Canada-Colombia Free Trade Agreement Implementation ActGovernment Orders

10:35 a.m.

Conservative

Dean Allison Conservative Niagara West—Glanbrook, ON

Madam Speaker, one of the things we, as a trade committee, found interesting when we went to Colombia was that we heard from a wide range of groups.

One of the things I found particularly interesting was who the president had surrounded himself with. As some may know, President Uribe's father was killed in a kidnapping attempt by the FARC in 1982. Some of the people the president had around him, in terms of cabinet ministers, had also been affected by the violence in Colombia. One of the things that is telling is when Venezuela showed up on the border of Colombia and the U.S. asked Colombia what it required, was it guns or ammunition, the president's response was, “We need a free trade deal.”

What I find impressive about the Colombian government and what I find interesting in talking to people on the ground is that they realize they have had a history of violence, civil war and a problem with a lot of issues. What I find surprising and interesting is that they do not want to continue on that path. They would like to use free trade as a means of trying to improve the quality of life of their citizens, to have more value in their country and to depend less on the drug trade.

One of the things I believe would be helpful is our support for this agreement that would help enable Colombia in that respect.

Canada-Colombia Free Trade Agreement Implementation ActGovernment Orders

10:40 a.m.

NDP

Carol Hughes NDP Algoma—Manitoulin—Kapuskasing, ON

Madam Speaker, I am a little flabbergasted with regard to why the Liberals and the Conservatives would want to support such an agreement given the fact that there have been 2,690 trade unionists murdered in Colombia since 1986, 27 of them this year alone.

Do you think we should actually turn a blind eye to workers being murdered?

Canada-Colombia Free Trade Agreement Implementation ActGovernment Orders

10:40 a.m.

NDP

The Acting Speaker NDP Denise Savoie

I would remind the hon. member to address her comments to the Chair.

The hon. member for Niagara West—Glanbrook.

Canada-Colombia Free Trade Agreement Implementation ActGovernment Orders

10:40 a.m.

Conservative

Dean Allison Conservative Niagara West—Glanbrook, ON

Madam Speaker, I know the member for Burnaby—New Westminster is always complaining about how we do not use facts, figures and studies but here is a study called “Colombia FTA: Prosperity & Democracy”. It states that the AFL-CIO repeatedly cites figures of 2,245 labour union members killed in Colombia since 1991 as a central argument for not approving the trade agreement. However, that figure is heavily front-loaded. More than four out of five of those killings took place prior to President Uribe's administration.

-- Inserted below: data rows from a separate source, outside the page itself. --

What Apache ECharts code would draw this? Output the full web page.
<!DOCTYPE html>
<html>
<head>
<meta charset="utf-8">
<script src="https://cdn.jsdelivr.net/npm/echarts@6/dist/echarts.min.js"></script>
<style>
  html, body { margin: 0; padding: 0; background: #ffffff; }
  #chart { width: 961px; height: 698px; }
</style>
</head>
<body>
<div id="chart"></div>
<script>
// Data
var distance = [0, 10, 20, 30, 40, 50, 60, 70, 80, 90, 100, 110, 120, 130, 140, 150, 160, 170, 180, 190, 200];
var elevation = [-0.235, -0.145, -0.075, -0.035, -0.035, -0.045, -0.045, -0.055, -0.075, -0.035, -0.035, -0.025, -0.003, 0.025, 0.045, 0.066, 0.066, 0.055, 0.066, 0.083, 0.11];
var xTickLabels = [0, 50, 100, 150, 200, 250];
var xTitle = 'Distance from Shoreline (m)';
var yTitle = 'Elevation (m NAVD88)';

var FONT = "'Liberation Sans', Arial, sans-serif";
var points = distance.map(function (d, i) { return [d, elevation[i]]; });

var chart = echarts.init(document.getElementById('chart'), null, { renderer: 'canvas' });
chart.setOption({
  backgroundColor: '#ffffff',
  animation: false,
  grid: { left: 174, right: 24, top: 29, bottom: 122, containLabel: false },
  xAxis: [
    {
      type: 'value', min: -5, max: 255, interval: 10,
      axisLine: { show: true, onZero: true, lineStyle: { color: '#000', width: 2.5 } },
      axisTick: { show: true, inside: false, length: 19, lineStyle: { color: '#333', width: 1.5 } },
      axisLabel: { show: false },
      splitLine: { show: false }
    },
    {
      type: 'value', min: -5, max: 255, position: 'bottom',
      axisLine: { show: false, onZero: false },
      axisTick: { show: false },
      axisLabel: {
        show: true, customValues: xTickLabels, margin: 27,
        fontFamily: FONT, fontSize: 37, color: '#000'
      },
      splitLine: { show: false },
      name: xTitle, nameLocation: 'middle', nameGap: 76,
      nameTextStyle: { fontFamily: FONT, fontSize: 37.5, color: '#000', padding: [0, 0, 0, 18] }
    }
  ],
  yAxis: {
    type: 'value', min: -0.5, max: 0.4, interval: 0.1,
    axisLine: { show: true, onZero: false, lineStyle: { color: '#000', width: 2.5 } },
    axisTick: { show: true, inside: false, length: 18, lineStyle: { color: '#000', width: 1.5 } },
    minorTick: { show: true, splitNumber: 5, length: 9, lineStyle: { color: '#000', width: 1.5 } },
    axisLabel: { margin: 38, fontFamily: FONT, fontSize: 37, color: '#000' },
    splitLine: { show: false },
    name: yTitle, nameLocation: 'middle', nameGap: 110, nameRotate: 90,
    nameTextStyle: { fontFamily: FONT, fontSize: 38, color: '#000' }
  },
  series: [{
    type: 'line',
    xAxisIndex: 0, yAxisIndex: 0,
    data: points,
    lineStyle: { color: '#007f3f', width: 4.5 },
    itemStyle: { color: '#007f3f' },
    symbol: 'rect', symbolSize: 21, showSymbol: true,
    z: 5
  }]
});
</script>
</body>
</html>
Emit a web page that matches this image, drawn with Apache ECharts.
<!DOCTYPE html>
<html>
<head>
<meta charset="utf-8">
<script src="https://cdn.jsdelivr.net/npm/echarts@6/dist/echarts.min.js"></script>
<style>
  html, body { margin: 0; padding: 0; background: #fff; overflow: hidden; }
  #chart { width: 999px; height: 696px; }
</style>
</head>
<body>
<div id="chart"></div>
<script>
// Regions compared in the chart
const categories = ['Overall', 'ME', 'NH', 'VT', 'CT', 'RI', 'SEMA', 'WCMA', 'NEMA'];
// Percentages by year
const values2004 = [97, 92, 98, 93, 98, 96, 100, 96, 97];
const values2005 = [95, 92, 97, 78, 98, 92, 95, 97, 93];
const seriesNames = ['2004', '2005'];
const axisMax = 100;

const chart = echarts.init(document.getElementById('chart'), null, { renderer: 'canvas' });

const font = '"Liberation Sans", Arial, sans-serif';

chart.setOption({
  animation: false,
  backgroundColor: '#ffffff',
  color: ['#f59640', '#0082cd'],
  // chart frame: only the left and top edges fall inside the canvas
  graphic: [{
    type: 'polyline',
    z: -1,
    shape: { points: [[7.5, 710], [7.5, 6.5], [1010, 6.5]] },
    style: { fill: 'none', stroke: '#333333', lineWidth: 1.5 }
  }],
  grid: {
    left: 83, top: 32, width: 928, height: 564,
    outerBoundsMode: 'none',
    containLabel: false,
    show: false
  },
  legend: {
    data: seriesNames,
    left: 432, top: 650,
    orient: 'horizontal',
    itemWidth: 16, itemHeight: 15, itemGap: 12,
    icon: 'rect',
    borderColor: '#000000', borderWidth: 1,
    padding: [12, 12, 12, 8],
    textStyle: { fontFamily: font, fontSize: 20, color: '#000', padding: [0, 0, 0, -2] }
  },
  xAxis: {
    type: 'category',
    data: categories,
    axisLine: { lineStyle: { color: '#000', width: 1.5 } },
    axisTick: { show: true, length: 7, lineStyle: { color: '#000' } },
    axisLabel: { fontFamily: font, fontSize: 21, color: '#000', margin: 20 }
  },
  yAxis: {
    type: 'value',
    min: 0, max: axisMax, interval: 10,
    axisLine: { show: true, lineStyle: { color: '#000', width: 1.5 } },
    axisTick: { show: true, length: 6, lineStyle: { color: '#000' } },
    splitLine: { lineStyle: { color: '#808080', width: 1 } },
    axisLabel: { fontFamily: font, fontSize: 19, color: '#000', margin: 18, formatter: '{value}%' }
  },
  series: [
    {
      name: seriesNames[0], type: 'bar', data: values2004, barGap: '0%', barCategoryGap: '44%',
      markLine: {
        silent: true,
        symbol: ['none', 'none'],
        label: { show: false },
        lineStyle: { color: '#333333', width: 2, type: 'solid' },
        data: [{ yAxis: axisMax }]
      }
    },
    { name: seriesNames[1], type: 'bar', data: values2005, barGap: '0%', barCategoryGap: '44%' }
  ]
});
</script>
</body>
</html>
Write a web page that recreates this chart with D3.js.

Once again I would ask for consistency across the aisle. Those members should not mislead the House in terms of where these situations are coming from and to recognize that there has been a challenge of conflict in this region and to realize that President Uribe is doing his best to reduce the violence. Yes, there is still violence, and we understand that, but, quite clearly, it is labour that wants to brand President Uribe's government with these deaths when these deaths happened before he was actually in government.

Canada-Colombia Free Trade Agreement Implementation ActGovernment Orders

10:40 a.m.

Conservative

Dave Van Kesteren Conservative Chatham-Kent—Essex, ON

Madam Speaker, I want to direct the line of questioning to something the member was talking about concerning the importance of trade in this hemisphere and to contrast that with what we have done in the past.

Could the member touch on the impact President Chavez is having on some of the other countries with what he is doing as opposed to what Canada plans to do through free trade?

Canada-Colombia Free Trade Agreement Implementation ActGovernment Orders

10:40 a.m.

Conservative

Dean Allison Conservative Niagara West—Glanbrook, ON

Madam Speaker, I think what we see happening in Venezuela is more of a protectionist measurement. Colombia wants to reach out, not just to Canada but to other countries in order to be able to trade and rely less on the drug trade and some of the other issues they have had to deal with over time.